• [RAW DATA]

┏━━

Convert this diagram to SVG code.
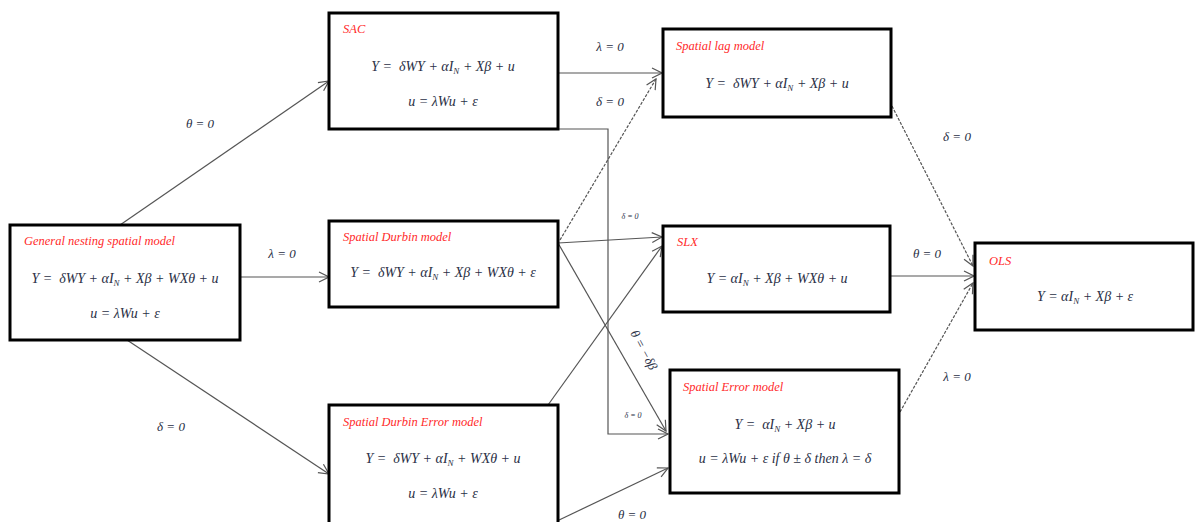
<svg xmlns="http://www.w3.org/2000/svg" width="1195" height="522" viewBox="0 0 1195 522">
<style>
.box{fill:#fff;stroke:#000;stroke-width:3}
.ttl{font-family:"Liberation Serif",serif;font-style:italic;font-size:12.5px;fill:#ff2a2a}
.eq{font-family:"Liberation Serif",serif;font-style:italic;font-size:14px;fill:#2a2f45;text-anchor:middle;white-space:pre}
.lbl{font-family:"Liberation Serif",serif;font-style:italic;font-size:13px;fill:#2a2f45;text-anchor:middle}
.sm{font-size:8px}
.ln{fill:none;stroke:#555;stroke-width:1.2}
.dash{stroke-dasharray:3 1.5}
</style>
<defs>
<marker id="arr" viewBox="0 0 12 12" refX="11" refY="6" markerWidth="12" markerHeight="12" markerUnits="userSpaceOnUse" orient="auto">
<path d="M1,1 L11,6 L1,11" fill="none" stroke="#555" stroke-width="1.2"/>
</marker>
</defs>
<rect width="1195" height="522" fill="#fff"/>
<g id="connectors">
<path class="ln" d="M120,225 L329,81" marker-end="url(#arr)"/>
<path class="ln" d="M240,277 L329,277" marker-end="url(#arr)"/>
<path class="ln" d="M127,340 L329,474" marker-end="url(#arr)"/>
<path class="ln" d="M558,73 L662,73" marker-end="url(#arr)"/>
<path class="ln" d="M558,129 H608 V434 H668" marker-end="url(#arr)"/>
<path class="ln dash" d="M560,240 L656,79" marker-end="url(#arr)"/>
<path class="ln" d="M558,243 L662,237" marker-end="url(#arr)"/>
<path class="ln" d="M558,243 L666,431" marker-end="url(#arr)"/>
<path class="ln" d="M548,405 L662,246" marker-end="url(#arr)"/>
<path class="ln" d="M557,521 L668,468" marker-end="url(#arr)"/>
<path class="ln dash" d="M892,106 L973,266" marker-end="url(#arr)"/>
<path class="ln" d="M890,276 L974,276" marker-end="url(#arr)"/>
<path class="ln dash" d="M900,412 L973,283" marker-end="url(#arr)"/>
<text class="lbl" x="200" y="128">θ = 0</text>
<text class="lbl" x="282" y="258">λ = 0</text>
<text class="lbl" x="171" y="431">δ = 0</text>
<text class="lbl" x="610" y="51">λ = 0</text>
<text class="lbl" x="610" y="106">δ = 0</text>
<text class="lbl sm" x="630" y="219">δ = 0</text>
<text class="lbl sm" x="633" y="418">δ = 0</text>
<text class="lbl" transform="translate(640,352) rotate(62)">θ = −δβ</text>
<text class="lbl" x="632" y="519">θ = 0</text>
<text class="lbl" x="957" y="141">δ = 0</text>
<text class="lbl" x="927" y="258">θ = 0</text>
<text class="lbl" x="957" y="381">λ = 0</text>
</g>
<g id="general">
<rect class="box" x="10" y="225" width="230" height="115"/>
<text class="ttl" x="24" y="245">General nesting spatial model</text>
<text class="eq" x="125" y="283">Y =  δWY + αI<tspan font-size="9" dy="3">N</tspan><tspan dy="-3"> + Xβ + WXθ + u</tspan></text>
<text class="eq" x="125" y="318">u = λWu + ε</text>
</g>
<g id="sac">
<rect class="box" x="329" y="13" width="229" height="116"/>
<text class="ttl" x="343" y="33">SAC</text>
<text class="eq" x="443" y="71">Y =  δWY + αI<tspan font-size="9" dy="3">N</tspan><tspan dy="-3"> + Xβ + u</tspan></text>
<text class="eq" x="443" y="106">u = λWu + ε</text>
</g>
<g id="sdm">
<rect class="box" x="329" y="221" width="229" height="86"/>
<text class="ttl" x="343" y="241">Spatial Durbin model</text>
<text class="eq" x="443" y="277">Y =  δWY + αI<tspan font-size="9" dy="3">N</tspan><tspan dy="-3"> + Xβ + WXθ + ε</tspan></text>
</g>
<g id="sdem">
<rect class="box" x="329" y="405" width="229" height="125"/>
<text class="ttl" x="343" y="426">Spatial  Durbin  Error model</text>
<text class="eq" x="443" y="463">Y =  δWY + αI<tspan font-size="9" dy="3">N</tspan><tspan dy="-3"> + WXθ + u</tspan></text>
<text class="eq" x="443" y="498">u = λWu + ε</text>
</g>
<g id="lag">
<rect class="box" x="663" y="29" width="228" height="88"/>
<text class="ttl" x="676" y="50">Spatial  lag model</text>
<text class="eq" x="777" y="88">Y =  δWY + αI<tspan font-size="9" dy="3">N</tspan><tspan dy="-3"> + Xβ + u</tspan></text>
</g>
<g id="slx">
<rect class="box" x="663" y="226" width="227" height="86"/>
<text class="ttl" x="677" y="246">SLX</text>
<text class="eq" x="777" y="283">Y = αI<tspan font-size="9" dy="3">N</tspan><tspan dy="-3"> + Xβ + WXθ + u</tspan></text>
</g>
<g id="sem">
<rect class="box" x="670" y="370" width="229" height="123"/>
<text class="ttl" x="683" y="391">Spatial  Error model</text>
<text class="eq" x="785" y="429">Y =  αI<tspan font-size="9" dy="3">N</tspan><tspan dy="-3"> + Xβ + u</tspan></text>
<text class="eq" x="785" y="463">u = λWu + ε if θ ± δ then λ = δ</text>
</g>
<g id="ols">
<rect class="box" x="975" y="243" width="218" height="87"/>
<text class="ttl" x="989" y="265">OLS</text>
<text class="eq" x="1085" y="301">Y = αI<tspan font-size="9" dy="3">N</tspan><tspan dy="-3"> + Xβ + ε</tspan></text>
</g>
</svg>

┗━━

• [BRIEF] Give the data again exactly as written, with all pictures left out.

• [FULL OUTPUT]
Convert this diagram to SVG code.
<svg xmlns="http://www.w3.org/2000/svg" width="1195" height="522" viewBox="0 0 1195 522">
<style>
.box{fill:#fff;stroke:#000;stroke-width:3}
.ttl{font-family:"Liberation Serif",serif;font-style:italic;font-size:12.5px;fill:#ff2a2a}
.eq{font-family:"Liberation Serif",serif;font-style:italic;font-size:14px;fill:#2a2f45;text-anchor:middle;white-space:pre}
.lbl{font-family:"Liberation Serif",serif;font-style:italic;font-size:13px;fill:#2a2f45;text-anchor:middle}
.sm{font-size:8px}
.ln{fill:none;stroke:#555;stroke-width:1.2}
.dash{stroke-dasharray:3 1.5}
</style>
<defs>
<marker id="arr" viewBox="0 0 12 12" refX="11" refY="6" markerWidth="12" markerHeight="12" markerUnits="userSpaceOnUse" orient="auto">
<path d="M1,1 L11,6 L1,11" fill="none" stroke="#555" stroke-width="1.2"/>
</marker>
</defs>
<rect width="1195" height="522" fill="#fff"/>
<g id="connectors">
<path class="ln" d="M120,225 L329,81" marker-end="url(#arr)"/>
<path class="ln" d="M240,277 L329,277" marker-end="url(#arr)"/>
<path class="ln" d="M127,340 L329,474" marker-end="url(#arr)"/>
<path class="ln" d="M558,73 L662,73" marker-end="url(#arr)"/>
<path class="ln" d="M558,129 H608 V434 H668" marker-end="url(#arr)"/>
<path class="ln dash" d="M560,240 L656,79" marker-end="url(#arr)"/>
<path class="ln" d="M558,243 L662,237" marker-end="url(#arr)"/>
<path class="ln" d="M558,243 L666,431" marker-end="url(#arr)"/>
<path class="ln" d="M548,405 L662,246" marker-end="url(#arr)"/>
<path class="ln" d="M557,521 L668,468" marker-end="url(#arr)"/>
<path class="ln dash" d="M892,106 L973,266" marker-end="url(#arr)"/>
<path class="ln" d="M890,276 L974,276" marker-end="url(#arr)"/>
<path class="ln dash" d="M900,412 L973,283" marker-end="url(#arr)"/>
<text class="lbl" x="200" y="128">θ = 0</text>
<text class="lbl" x="282" y="258">λ = 0</text>
<text class="lbl" x="171" y="431">δ = 0</text>
<text class="lbl" x="610" y="51">λ = 0</text>
<text class="lbl" x="610" y="106">δ = 0</text>
<text class="lbl sm" x="630" y="219">δ = 0</text>
<text class="lbl sm" x="633" y="418">δ = 0</text>
<text class="lbl" transform="translate(640,352) rotate(62)">θ = −δβ</text>
<text class="lbl" x="632" y="519">θ = 0</text>
<text class="lbl" x="957" y="141">δ = 0</text>
<text class="lbl" x="927" y="258">θ = 0</text>
<text class="lbl" x="957" y="381">λ = 0</text>
</g>
<g id="general">
<rect class="box" x="10" y="225" width="230" height="115"/>
<text class="ttl" x="24" y="245">General nesting spatial model</text>
<text class="eq" x="125" y="283">Y =  δWY + αI<tspan font-size="9" dy="3">N</tspan><tspan dy="-3"> + Xβ + WXθ + u</tspan></text>
<text class="eq" x="125" y="318">u = λWu + ε</text>
</g>
<g id="sac">
<rect class="box" x="329" y="13" width="229" height="116"/>
<text class="ttl" x="343" y="33">SAC</text>
<text class="eq" x="443" y="71">Y =  δWY + αI<tspan font-size="9" dy="3">N</tspan><tspan dy="-3"> + Xβ + u</tspan></text>
<text class="eq" x="443" y="106">u = λWu + ε</text>
</g>
<g id="sdm">
<rect class="box" x="329" y="221" width="229" height="86"/>
<text class="ttl" x="343" y="241">Spatial Durbin model</text>
<text class="eq" x="443" y="277">Y =  δWY + αI<tspan font-size="9" dy="3">N</tspan><tspan dy="-3"> + Xβ + WXθ + ε</tspan></text>
</g>
<g id="sdem">
<rect class="box" x="329" y="405" width="229" height="125"/>
<text class="ttl" x="343" y="426">Spatial  Durbin  Error model</text>
<text class="eq" x="443" y="463">Y =  δWY + αI<tspan font-size="9" dy="3">N</tspan><tspan dy="-3"> + WXθ + u</tspan></text>
<text class="eq" x="443" y="498">u = λWu + ε</text>
</g>
<g id="lag">
<rect class="box" x="663" y="29" width="228" height="88"/>
<text class="ttl" x="676" y="50">Spatial  lag model</text>
<text class="eq" x="777" y="88">Y =  δWY + αI<tspan font-size="9" dy="3">N</tspan><tspan dy="-3"> + Xβ + u</tspan></text>
</g>
<g id="slx">
<rect class="box" x="663" y="226" width="227" height="86"/>
<text class="ttl" x="677" y="246">SLX</text>
<text class="eq" x="777" y="283">Y = αI<tspan font-size="9" dy="3">N</tspan><tspan dy="-3"> + Xβ + WXθ + u</tspan></text>
</g>
<g id="sem">
<rect class="box" x="670" y="370" width="229" height="123"/>
<text class="ttl" x="683" y="391">Spatial  Error model</text>
<text class="eq" x="785" y="429">Y =  αI<tspan font-size="9" dy="3">N</tspan><tspan dy="-3"> + Xβ + u</tspan></text>
<text class="eq" x="785" y="463">u = λWu + ε if θ ± δ then λ = δ</text>
</g>
<g id="ols">
<rect class="box" x="975" y="243" width="218" height="87"/>
<text class="ttl" x="989" y="265">OLS</text>
<text class="eq" x="1085" y="301">Y = αI<tspan font-size="9" dy="3">N</tspan><tspan dy="-3"> + Xβ + ε</tspan></text>
</g>
</svg>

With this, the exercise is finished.